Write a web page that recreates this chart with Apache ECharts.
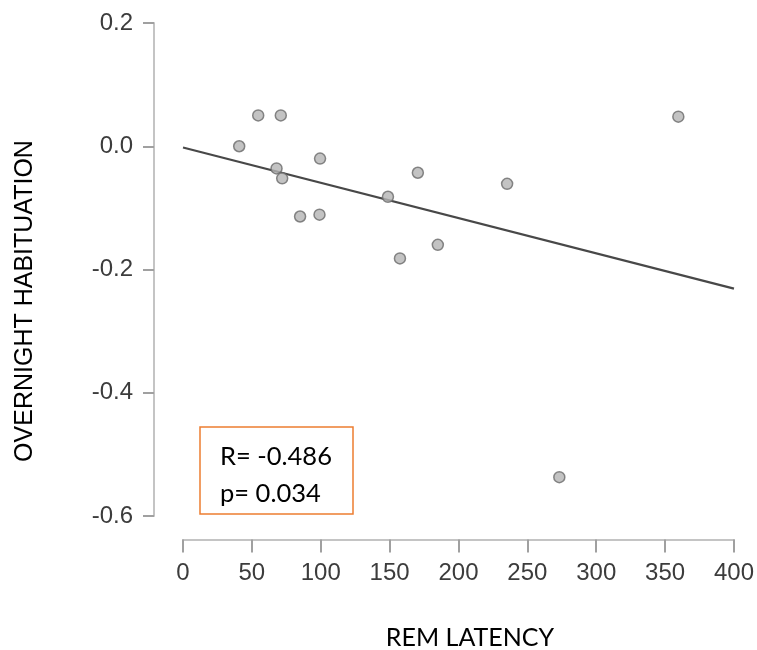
<!DOCTYPE html>
<html>
<head>
<meta charset="utf-8">
<script src="https://cdn.jsdelivr.net/npm/echarts@6/dist/echarts.min.js"></script>
<style>html,body{margin:0;padding:0;background:#fff;}#c{width:757px;height:650px;}</style>
</head>
<body>
<div id="c"></div>
<script>
var remLatency = [40.8, 54.6, 71.0, 67.9, 72.0, 85.0, 99.5, 99.1, 148.8, 157.5, 170.5, 185.0, 235.3, 273.2, 359.6];
var habituation = [0.000, 0.050, 0.050, -0.036, -0.052, -0.114, -0.020, -0.111, -0.082, -0.182, -0.043, -0.160, -0.061, -0.537, 0.048];
var fitX = [0, 400];
var fitY = [-0.002, -0.231];
var xTicks = [0, 50, 100, 150, 200, 250, 300, 350, 400];
var yTicks = [-0.6, -0.4, -0.2, 0.0, 0.2];
var statsLines = ['R= -0.486', 'p= 0.034'];

var points = remLatency.map(function (x, i) { return [x, habituation[i]]; });
var fit = fitX.map(function (x, i) { return [x, fitY[i]]; });

var chart = echarts.init(document.getElementById('c'), null, {renderer: 'canvas'});
chart.setOption({
  backgroundColor: '#fff',
  animation: false,
  grid: {left: 183, right: 22, top: 23, bottom: 134},
  xAxis: {
    type: 'value', min: 0, max: 400, interval: 50,
    offset: 23.5,
    axisLine: {show: true, onZero: false, lineStyle: {color: '#c4c4c4', width: 2}},
    axisTick: {show: true, length: 13, lineStyle: {color: '#a0a0a0', width: 2}},
    axisLabel: {margin: 22, color: '#3c3c3c', fontSize: 24, fontFamily: 'Liberation Sans',
      formatter: function (v) { return xTicks.indexOf(v) >= 0 ? String(v) : ''; }},
    splitLine: {show: false}
  },
  yAxis: {
    type: 'value', min: -0.6, max: 0.2, interval: 0.2,
    offset: 29,
    axisLine: {show: true, onZero: false, lineStyle: {color: '#c4c4c4', width: 2}},
    axisTick: {show: true, length: 11, lineStyle: {color: '#a0a0a0', width: 2}},
    axisLabel: {margin: 21, color: '#3c3c3c', fontSize: 24, fontFamily: 'Liberation Sans',
      formatter: function (v) {
        var r = Math.round(v * 10) / 10;
        return yTicks.indexOf(r) >= 0 ? r.toFixed(1) : '';
      }},
    splitLine: {show: false}
  },
  series: [
    {
      type: 'line', data: fit, symbol: 'none', silent: true,
      lineStyle: {color: '#484848', width: 2.2}, z: 2
    },
    {
      type: 'scatter', data: points, symbol: 'circle', symbolSize: 11,
      itemStyle: {color: '#b4b4b4', borderColor: '#6a6a6a', borderWidth: 1.5}, z: 3
    }
  ],
  graphic: [
    {type: 'rect', shape: {x: 200, y: 427, width: 153, height: 87},
      style: {fill: '#fff', stroke: '#ED7D31', lineWidth: 1.5}, z: 10},
    {type: 'text', x: 220, y: 457, z: 11,
      style: {text: statsLines[0], font: '25.5px Lato', fill: '#000', verticalAlign: 'middle'}},
    {type: 'text', x: 220, y: 494, z: 11,
      style: {text: statsLines[1], font: '25.5px Lato', fill: '#000', verticalAlign: 'middle'}},
    {type: 'text', x: 470, y: 638, z: 11,
      style: {text: 'REM LATENCY', font: '25px Lato', fill: '#000', align: 'center', verticalAlign: 'middle'}},
    {type: 'text', x: 25, y: 301, rotation: Math.PI / 2, z: 11,
      style: {text: 'OVERNIGHT HABITUATION', font: '25px "Liberation Sans"', fill: '#000', align: 'center', verticalAlign: 'middle'}}
  ]
});
</script>
</body>
</html>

→ **PROBLEM STATEMENT**:
Give again exactly the lines running from the beginning of the material above through the line that contains "var statsLines = ['R= -0.486', 'p= 0.034'];", and leave out every picture.

→ **ANSWER TO THIS TASK**:
Write a web page that recreates this chart with Apache ECharts.
<!DOCTYPE html>
<html>
<head>
<meta charset="utf-8">
<script src="https://cdn.jsdelivr.net/npm/echarts@6/dist/echarts.min.js"></script>
<style>html,body{margin:0;padding:0;background:#fff;}#c{width:757px;height:650px;}</style>
</head>
<body>
<div id="c"></div>
<script>
var remLatency = [40.8, 54.6, 71.0, 67.9, 72.0, 85.0, 99.5, 99.1, 148.8, 157.5, 170.5, 185.0, 235.3, 273.2, 359.6];
var habituation = [0.000, 0.050, 0.050, -0.036, -0.052, -0.114, -0.020, -0.111, -0.082, -0.182, -0.043, -0.160, -0.061, -0.537, 0.048];
var fitX = [0, 400];
var fitY = [-0.002, -0.231];
var xTicks = [0, 50, 100, 150, 200, 250, 300, 350, 400];
var yTicks = [-0.6, -0.4, -0.2, 0.0, 0.2];
var statsLines = ['R= -0.486', 'p= 0.034'];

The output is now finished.